These are injections into the small sliding (facet) joints of the spine. The injections aim to provide relief from your symptoms and will help to confirm that your symptoms arise from the facet joints.
You will lie on the CT table on your front. Your skin will be cleaned with antiseptic where the needle and a local anaesthetic will be given. The radiologist inserts a very fine needle into the joint that your doctor has asked us to inject, using an aseptic technique (strict infection control techniques to minimise any risks of infections). You may be moved in and out of the CT machine as the needle is guided safely into the correct position. A small amount of x-ray contrast may be injected to confirm the needle position.
A long-lasting anaesthetic (e.g. Ropivacaine) and a long-acting steroid (e.g. Celestone) are usually injected together.
Before your Scan
Before the CT guided injection, you may be asked to change into an examination gown for your comfort, and to ensure clothing does not affect the images. You may also be asked to remove jewellery, eye-glasses and any metal objects that might interfere with the images.
You may eat and drink as normal before and after the procedure. If you are on any medication or have diabetes and are on insulin, take your usual medicines and diet.
Please inform us if you are on medication to thin your blood (e.g. Warfarin, Aspirin or Clopidogrel), have an iodine allergy, or are pregnant or breastfeeding.
It is important that you have someone to drive you home after the procedure.
Occasionally your doctor may request this procedure to be performed with sedation, in which case you will be required to fast, and a short stay hospital admission will be necessary. If this is the case, our staff will discuss this with you at the time of booking.
Risks / Side effects
Facet joint injections are generally very safe.
Side effects which may occur include:
- Increase in symptoms for up to 48 hours which will then settle.
- Increased blood sugar levels in diabetics.
- Local bruising.
- Insomnia, flushing and palpitations.
Infection is an uncommon, but serious side effect.
If x-ray contrast is administered there is a small risk of allergic reaction.
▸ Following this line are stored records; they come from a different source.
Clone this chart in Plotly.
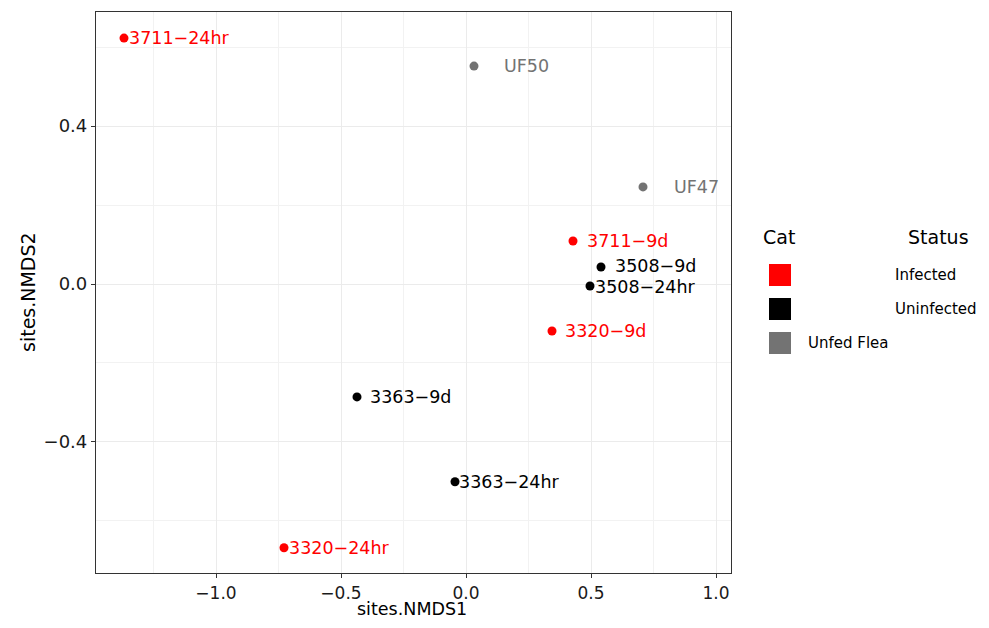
import plotly.graph_objects as go

# Data
samples = ["3711\u221224hr", "UF50", "UF47", "3711\u22129d", "3508\u22129d", "3508\u221224hr",
           "3320\u22129d", "3363\u22129d", "3363\u221224hr", "3320\u221224hr"]
nmds1 = [-1.368, 0.032, 0.708, 0.428, 0.540, 0.496, 0.344, -0.436, -0.044, -0.728]
nmds2 = [0.623, 0.552, 0.246, 0.109, 0.043, -0.005, -0.119, -0.286, -0.501, -0.668]
cats = ["Infected", "Unfed Flea", "Unfed Flea", "Infected", "Uninfected", "Uninfected",
        "Infected", "Uninfected", "Uninfected", "Infected"]
label_shift = [3, 28, 29, 12, 12, 3, 11, 11, 2, 3]
label_yshift = [0, 0, 0, 0, 1, -1, 0, 0, 0, 0]

x_ticks = [-1.0, -0.5, 0.0, 0.5, 1.0]
x_ticktext = ["\u22121.0", "\u22120.5", "0.0", "0.5", "1.0"]
y_ticks = [-0.4, 0.0, 0.4]
y_ticktext = ["\u22120.4", "0.0", "0.4"]

cat_colors = {"Infected": "#FF0000", "Uninfected": "#000000", "Unfed Flea": "#737373"}
colors = [cat_colors[c] for c in cats]

FONT = "DejaVu Sans"
OFF = 8  # page body margin
W, H = 989 - 2 * OFF, 628 - 2 * OFF
ml, mt = 96 - OFF, 12 - OFF
pw, ph = 635, 561
mr, mb = W - ml - pw, H - mt - ph

def px(x):
    # screen x -> paper
    return (x - OFF - ml) / pw

def py(y):
    return (mt + ph - (y - OFF)) / ph

fig = go.Figure()
fig.add_trace(go.Scatter(x=nmds1, y=nmds2, mode="markers",
                         marker=dict(color=colors, size=9),
                         showlegend=False, hoverinfo="text", text=samples))

annotations = []
for s, x, y, c, sh, ysh in zip(samples, nmds1, nmds2, colors, label_shift, label_yshift):
    annotations.append(dict(x=x, y=y, text=s, showarrow=False, xanchor="left",
                            yanchor="middle", xshift=sh, yshift=ysh,
                            font=dict(size=17.5, color=c, family=FONT)))

# Axis titles
annotations.append(dict(xref="paper", yref="paper", x=px(412), y=py(620), text="sites.NMDS1",
                        showarrow=False, xanchor="center", yanchor="bottom", borderpad=0,
                        font=dict(size=17.5, color="#000000", family=FONT)))
annotations.append(dict(xref="paper", yref="paper", x=px(28), y=py(292), text="sites.NMDS2",
                        showarrow=False, xanchor="center", yanchor="middle", textangle=-90,
                        font=dict(size=19, color="#000000", family=FONT)))

# Custom legend
shapes = []
legend_items = [("Infected", 264, 895), ("Uninfected", 298, 895), ("Unfed Flea", 332, 808)]
for name, ytop, lx in legend_items:
    shapes.append(dict(type="rect", xref="paper", yref="paper",
                       x0=px(769), x1=px(791), y0=py(ytop + 22), y1=py(ytop),
                       fillcolor=cat_colors[name], line=dict(width=0)))
    annotations.append(dict(xref="paper", yref="paper", x=px(lx - 2), y=py(ytop + 11),
                            text=name, showarrow=False, xanchor="left", yanchor="middle",
                            font=dict(size=15, color="#000000", family=FONT)))
annotations.append(dict(xref="paper", yref="paper", x=px(761), y=py(237), text="Cat",
                        showarrow=False, xanchor="left", yanchor="middle",
                        font=dict(size=19, color="#000000", family=FONT)))
annotations.append(dict(xref="paper", yref="paper", x=px(906), y=py(237), text="Status",
                        showarrow=False, xanchor="left", yanchor="middle",
                        font=dict(size=19, color="#000000", family=FONT)))

axis_common = dict(showgrid=True, gridcolor="#EBEBEB", gridwidth=1.1,
                   zeroline=False, showline=True, mirror=True, linecolor="#333333",
                   linewidth=1.2, ticks="outside", ticklen=4, tickcolor="#333333")

fig.update_layout(
    width=W, height=H,
    margin=dict(l=ml, r=mr, t=mt, b=mb, autoexpand=False),
    paper_bgcolor="white", plot_bgcolor="white",
    font=dict(family=FONT),
    xaxis=dict(range=[-1.48, 1.06], tickvals=x_ticks, ticktext=x_ticktext,
               tickfont=dict(size=17, color="#1a1a1a", family=FONT),
               minor=dict(tickvals=[-1.25, -0.75, -0.25, 0.25, 0.75], ticks="",
                          showgrid=True, gridcolor="#F2F2F2", gridwidth=0.6),
               **axis_common),
    yaxis=dict(range=[-0.732, 0.689], tickvals=y_ticks, ticktext=y_ticktext,
               tickfont=dict(size=18, color="#1a1a1a", family=FONT),
               minor=dict(tickvals=[-0.6, -0.2, 0.2, 0.6], ticks="",
                          showgrid=True, gridcolor="#F2F2F2", gridwidth=0.6),
               **axis_common),
    annotations=annotations, shapes=shapes,
)

fig.write_html("out.html")
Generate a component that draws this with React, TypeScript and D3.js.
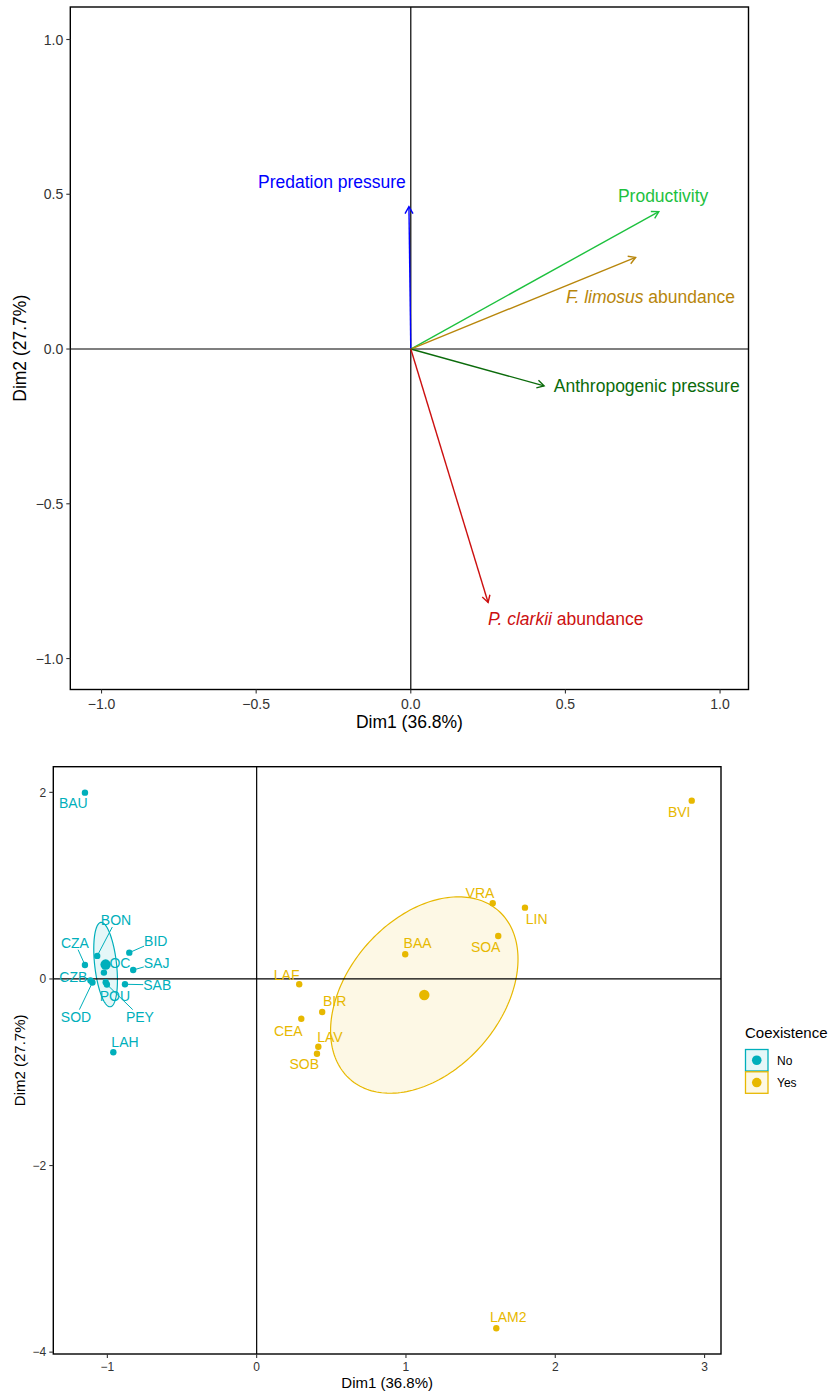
import React from "react";
import * as d3 from "d3";

// ---------- Variables (correlation circle) ----------
const VAR_NAMES = ["Predation pressure", "Productivity", "F. limosus abundance", "Anthropogenic pressure", "P. clarkii abundance"];
const VAR_ITALIC = ["", "", "F. limosus", "", "P. clarkii"];
const VAR_DIM1 = [-0.006, 0.802, 0.727, 0.431, 0.25];
const VAR_DIM2 = [0.46, 0.444, 0.296, -0.119, -0.819];
const VAR_LABEL_DIM1 = [-0.255, 0.816, 0.775, 0.763, 0.501];
const VAR_LABEL_DIM2 = [0.54, 0.494, 0.168, -0.12, -0.872];
const VAR_COLORS = ["#0000FF", "#1DC13E", "#B8860B", "#0B6B0B", "#CC1010"];
const TOP_TICKS = [-1, -0.5, 0, 0.5, 1];

// ---------- Individuals ----------
const SITE_NAMES = ["BAU", "BON", "CZA", "OC", "CZB", "SOD", "POU", "PEY", "BID", "SAJ", "SAB", "LAH",
  "VRA", "LIN", "BAA", "SOA", "LAF", "BIR", "CEA", "LAV", "SOB", "BVI", "LAM2"];
const SITE_GROUP = ["No", "No", "No", "No", "No", "No", "No", "No", "No", "No", "No", "No",
  "Yes", "Yes", "Yes", "Yes", "Yes", "Yes", "Yes", "Yes", "Yes", "Yes", "Yes"];
const SITE_DIM1 = [-1.150, -1.068, -1.150, -1.023, -1.113, -1.100, -1.011, -1.003, -0.853, -0.827, -0.882, -0.960,
  1.581, 1.797, 0.995, 1.618, 0.285, 0.439, 0.299, 0.413, 0.404, 2.914, 1.605];
const SITE_DIM2 = [1.997, 0.247, 0.150, 0.068, -0.016, -0.038, -0.035, -0.059, 0.282, 0.096, -0.057, -0.786,
  0.811, 0.764, 0.265, 0.461, -0.057, -0.354, -0.426, -0.726, -0.801, 1.911, -3.744];
const LABEL_DIM1 = [-1.228, -0.942, -1.217, -0.916, -1.228, -1.210, -0.949, -0.782, -0.676, -0.670, -0.666, -0.882,
  1.496, 1.875, 1.078, 1.534, 0.201, 0.522, 0.212, 0.491, 0.319, 2.830, 1.685];
const LABEL_DIM2 = [1.890, 0.632, 0.389, 0.168, 0.018, -0.404, -0.182, -0.404, 0.407, 0.168, -0.064, -0.672,
  0.925, 0.643, 0.389, 0.346, 0.043, -0.236, -0.554, -0.618, -0.911, 1.787, -3.626];
const GROUPS = ["No", "Yes"];
const GROUP_COLORS = ["#00AFBB", "#E7B800"];
const BOT_X_TICKS = [-1, 0, 1, 2, 3];
const BOT_Y_TICKS = [2, 0, -2, -4];
const CHI2_95_2DF = 5.991;

const FONT = "'Liberation Sans', Arial, Helvetica, sans-serif";

let measureCtx: CanvasRenderingContext2D | null = null;
function textWidth(s: string, size: number) {
  if (!measureCtx) {
    const c = document.createElement("canvas");
    measureCtx = c.getContext("2d");
  }
  if (!measureCtx) return s.length * size * 0.6;
  measureCtx.font = `${size}px 'Liberation Sans'`;
  return measureCtx.measureText(s).width;
}

function TopChart() {
  const T = { left: 70.3, right: 748.5, top: 7, bottom: 689.5 };
  const x = d3.scaleLinear().domain([-1.101, 1.092]).range([T.left, T.right]);
  const y = d3.scaleLinear().domain([-1.1, 1.105]).range([T.bottom, T.top]);
  const fmt = d3.format(".1f");
  const ox = x(0), oy = y(0);
  const head = 8;
  return (
    <g>
      <line x1={x(0)} x2={x(0)} y1={T.top} y2={T.bottom} stroke="#000" strokeWidth={1.2} />
      <line x1={T.left} x2={T.right} y1={y(0)} y2={y(0)} stroke="#000" strokeWidth={1.2} />
      {VAR_NAMES.map((name, i) => {
        const ex = x(VAR_DIM1[i]), ey = y(VAR_DIM2[i]);
        const ang = Math.atan2(ey - oy, ex - ox);
        const a1 = ang + Math.PI / 6, a2 = ang - Math.PI / 6;
        const h = `M${ex - head * Math.cos(a1)},${ey - head * Math.sin(a1)}L${ex},${ey}L${ex - head * Math.cos(a2)},${ey - head * Math.sin(a2)}`;
        const it = VAR_ITALIC[i];
        const rest = it ? name.slice(it.length) : name;
        return (
          <g key={name}>
            <line x1={ox} y1={oy} x2={ex} y2={ey} stroke={VAR_COLORS[i]} strokeWidth={1.4} />
            <path d={h} fill="none" stroke={VAR_COLORS[i]} strokeWidth={1.4} />
            <text x={x(VAR_LABEL_DIM1[i])} y={y(VAR_LABEL_DIM2[i])} dy="0.36em" textAnchor="middle"
              fill={VAR_COLORS[i]} fontSize={17.5} fontFamily={FONT}>
              {it ? <tspan fontStyle="italic">{it}</tspan> : null}
              <tspan>{rest}</tspan>
            </text>
          </g>
        );
      })}
      <rect x={T.left} y={T.top} width={T.right - T.left} height={T.bottom - T.top} fill="none" stroke="#000" strokeWidth={1.4} />
      {TOP_TICKS.map((t) => (
        <g key={"x" + t}>
          <line x1={x(t)} x2={x(t)} y1={T.bottom} y2={T.bottom + 4} stroke="#333" strokeWidth={1.1} />
          <text x={x(t)} y={T.bottom + 14} dy="0.36em" textAnchor="middle" fontSize={14} fill="#333" fontFamily={FONT}>{fmt(t)}</text>
        </g>
      ))}
      {TOP_TICKS.map((t) => (
        <g key={"y" + t}>
          <line x1={T.left - 4} x2={T.left} y1={y(t)} y2={y(t)} stroke="#333" strokeWidth={1.1} />
          <text x={T.left - 7} y={y(t)} dy="0.36em" textAnchor="end" fontSize={14} fill="#333" fontFamily={FONT}>{fmt(t)}</text>
        </g>
      ))}
      <text x={(T.left + T.right) / 2} y={722} dy="0.36em" textAnchor="middle" fontSize={17.5} fontFamily={FONT} fill="#000">Dim1 (36.8%)</text>
      <text transform={`translate(20,${(T.top + T.bottom) / 2}) rotate(-90)`} dy="0.36em" textAnchor="middle" fontSize={17.5} fontFamily={FONT} fill="#000">Dim2 (27.7%)</text>
    </g>
  );
}

function ellipsePath(xs: number[], ys: number[], sx: d3.ScaleLinear<number, number>, sy: d3.ScaleLinear<number, number>) {
  const n = xs.length;
  const mx = d3.mean(xs) as number, my = d3.mean(ys) as number;
  let vxx = 0, vyy = 0, vxy = 0;
  for (let i = 0; i < n; i++) {
    vxx += (xs[i] - mx) ** 2;
    vyy += (ys[i] - my) ** 2;
    vxy += (xs[i] - mx) * (ys[i] - my);
  }
  const f = CHI2_95_2DF / ((n - 1) * n);
  vxx *= f; vyy *= f; vxy *= f;
  const l11 = Math.sqrt(vxx), l21 = vxy / l11, l22 = Math.sqrt(vyy - l21 * l21);
  const pts: [number, number][] = d3.range(0, 201).map((k) => {
    const t = (k / 200) * 2 * Math.PI;
    const c = Math.cos(t), s = Math.sin(t);
    return [sx(mx + l11 * c), sy(my + l21 * c + l22 * s)];
  });
  return { d: (d3.line()(pts) as string) + "Z", mx, my };
}

function BottomChart() {
  const B = { left: 53.3, right: 721, top: 766.7, bottom: 1354 };
  const x = d3.scaleLinear().domain([-1.362, 3.11]).range([B.left, B.right]);
  const y = d3.scaleLinear().domain([-4.02, 2.275]).range([B.bottom, B.top]);
  const fs = 14;
  const groupData = GROUPS.map((g, gi) => {
    const idx = SITE_NAMES.map((_, i) => i).filter((i) => SITE_GROUP[i] === g);
    const e = ellipsePath(idx.map((i) => SITE_DIM1[i]), idx.map((i) => SITE_DIM2[i]), x, y);
    return { g, color: GROUP_COLORS[gi], ...e };
  });
  const colorOf = (g: string) => GROUP_COLORS[GROUPS.indexOf(g)];

  const labels = SITE_NAMES.map((name, i) => {
    const px = x(SITE_DIM1[i]), py = y(SITE_DIM2[i]);
    const lx = x(LABEL_DIM1[i]), ly = y(LABEL_DIM2[i]);
    const hw = textWidth(name, fs) / 2, hh = fs * 0.5;
    const dx = lx - px, dy = ly - py;
    let tHit = 1;
    if (dx !== 0) {
      const tx1 = (dx > 0 ? lx - hw - px : lx + hw - px) / dx;
      if (tx1 >= 0 && tx1 <= 1) {
        const yy = py + tx1 * dy;
        if (Math.abs(yy - ly) <= hh) tHit = Math.min(tHit, tx1);
      }
    }
    if (dy !== 0) {
      const ty1 = (dy > 0 ? ly - hh - py : ly + hh - py) / dy;
      if (ty1 >= 0 && ty1 <= 1) {
        const xx = px + ty1 * dx;
        if (Math.abs(xx - lx) <= hw) tHit = Math.min(tHit, ty1);
      }
    }
    const inside = Math.abs(px - lx) <= hw && Math.abs(py - ly) <= hh;
    const len = inside ? 0 : tHit * Math.hypot(dx, dy);
    const seg = len > 9 ? { x2: px + tHit * dx, y2: py + tHit * dy } : null;
    return { name, px, py, lx, ly, seg, color: colorOf(SITE_GROUP[i]) };
  });

  return (
    <g>
      {groupData.map((gd) => (
        <path key={"e" + gd.g} d={gd.d} fill={gd.color} fillOpacity={0.1} stroke={gd.color} strokeWidth={1.2} />
      ))}
      <line x1={x(0)} x2={x(0)} y1={B.top} y2={B.bottom} stroke="#000" strokeWidth={1.2} />
      <line x1={B.left} x2={B.right} y1={y(0)} y2={y(0)} stroke="#000" strokeWidth={1.2} />
      {labels.map((l) => l.seg ? (
        <line key={"s" + l.name} x1={l.px} y1={l.py} x2={l.seg.x2} y2={l.seg.y2} stroke={l.color} strokeWidth={1} />
      ) : null)}
      {labels.map((l) => (
        <text key={"t" + l.name} x={l.lx} y={l.ly} dy="0.36em" textAnchor="middle" fontSize={fs} fill={l.color} fontFamily={FONT}>{l.name}</text>
      ))}
      {labels.map((l) => (
        <circle key={"p" + l.name} cx={l.px} cy={l.py} r={3.2} fill={l.color} />
      ))}
      {groupData.map((gd) => (
        <circle key={"m" + gd.g} cx={x(gd.mx)} cy={y(gd.my)} r={5.2} fill={gd.color} />
      ))}
      <rect x={B.left} y={B.top} width={B.right - B.left} height={B.bottom - B.top} fill="none" stroke="#000" strokeWidth={1.4} />
      {BOT_X_TICKS.map((t) => (
        <g key={"x" + t}>
          <line x1={x(t)} x2={x(t)} y1={B.bottom} y2={B.bottom + 4} stroke="#333" strokeWidth={1.1} />
          <text x={x(t)} y={B.bottom + 13} dy="0.36em" textAnchor="middle" fontSize={12} fill="#333" fontFamily={FONT}>{d3.format("d")(t)}</text>
        </g>
      ))}
      {BOT_Y_TICKS.map((t) => (
        <g key={"y" + t}>
          <line x1={B.left - 4} x2={B.left} y1={y(t)} y2={y(t)} stroke="#333" strokeWidth={1.1} />
          <text x={B.left - 7} y={y(t)} dy="0.36em" textAnchor="end" fontSize={12} fill="#333" fontFamily={FONT}>{d3.format("d")(t)}</text>
        </g>
      ))}
      <text x={(B.left + B.right) / 2} y={1383} dy="0.36em" textAnchor="middle" fontSize={15} fontFamily={FONT} fill="#000">Dim1 (36.8%)</text>
      <text transform={`translate(20,${(B.top + B.bottom) / 2}) rotate(-90)`} dy="0.36em" textAnchor="middle" fontSize={15} fontFamily={FONT} fill="#000">Dim2 (27.7%)</text>
      {/* Legend */}
      <text x={745} y={1033} dy="0.36em" fontSize={15} fontFamily={FONT} fill="#000">Coexistence</text>
      {GROUPS.map((g, i) => (
        <g key={"lg" + g} transform={`translate(745.5,${1049.5 + i * 22.3})`}>
          <rect x={0} y={0} width={22.5} height={21.5} fill={GROUP_COLORS[i]} fillOpacity={0.1} stroke={GROUP_COLORS[i]} strokeWidth={1.3} />
          <circle cx={11.25} cy={10.75} r={4.8} fill={GROUP_COLORS[i]} />
          <text x={31.5} y={10.75} dy="0.36em" fontSize={12} fontFamily={FONT} fill="#000">{g}</text>
        </g>
      ))}
    </g>
  );
}

export default function App() {
  return (
    <svg width={829} height={1394} viewBox="0 0 829 1394"
      style={{ position: "absolute", left: 0, top: 0, background: "#fff" }}>
      <rect x={0} y={0} width={829} height={1394} fill="#fff" />
      <TopChart />
      <BottomChart />
    </svg>
  );
}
This includes flushing, hives and difficulty breathing. Severe reactions are rare and life-threatening reaction extremely rare (1 in 170,000).
For more information, please refer to the IV Contrast page.
You may experience some benefit from the local anaesthetic immediately following the injection, which will usually wear off after 2-3 hours. It can take several days for the steroid to begin to work and may take up to 2 weeks for it to have maximum effect.
The effect of the steroid can last for a week, several months, or years. Sometimes there is no pain relief from the injection. This suggests that the symptoms are not coming from the facet joint that was injected.
Avoid strenuous activity for at least 48 hours after the injection.
If required after the procedure, a simple analgesic such as paracetamol (Panadol) or anti-inflammatory should be sufficient. An ice-pack may also provide some relief.
It is important to note that infection is a potential and serious side effect. If you notice any fever or redness, swelling, or increased pain at the injection site after the first 2 days, notify your referring doctor or immediately call the clinic where the injection was performed.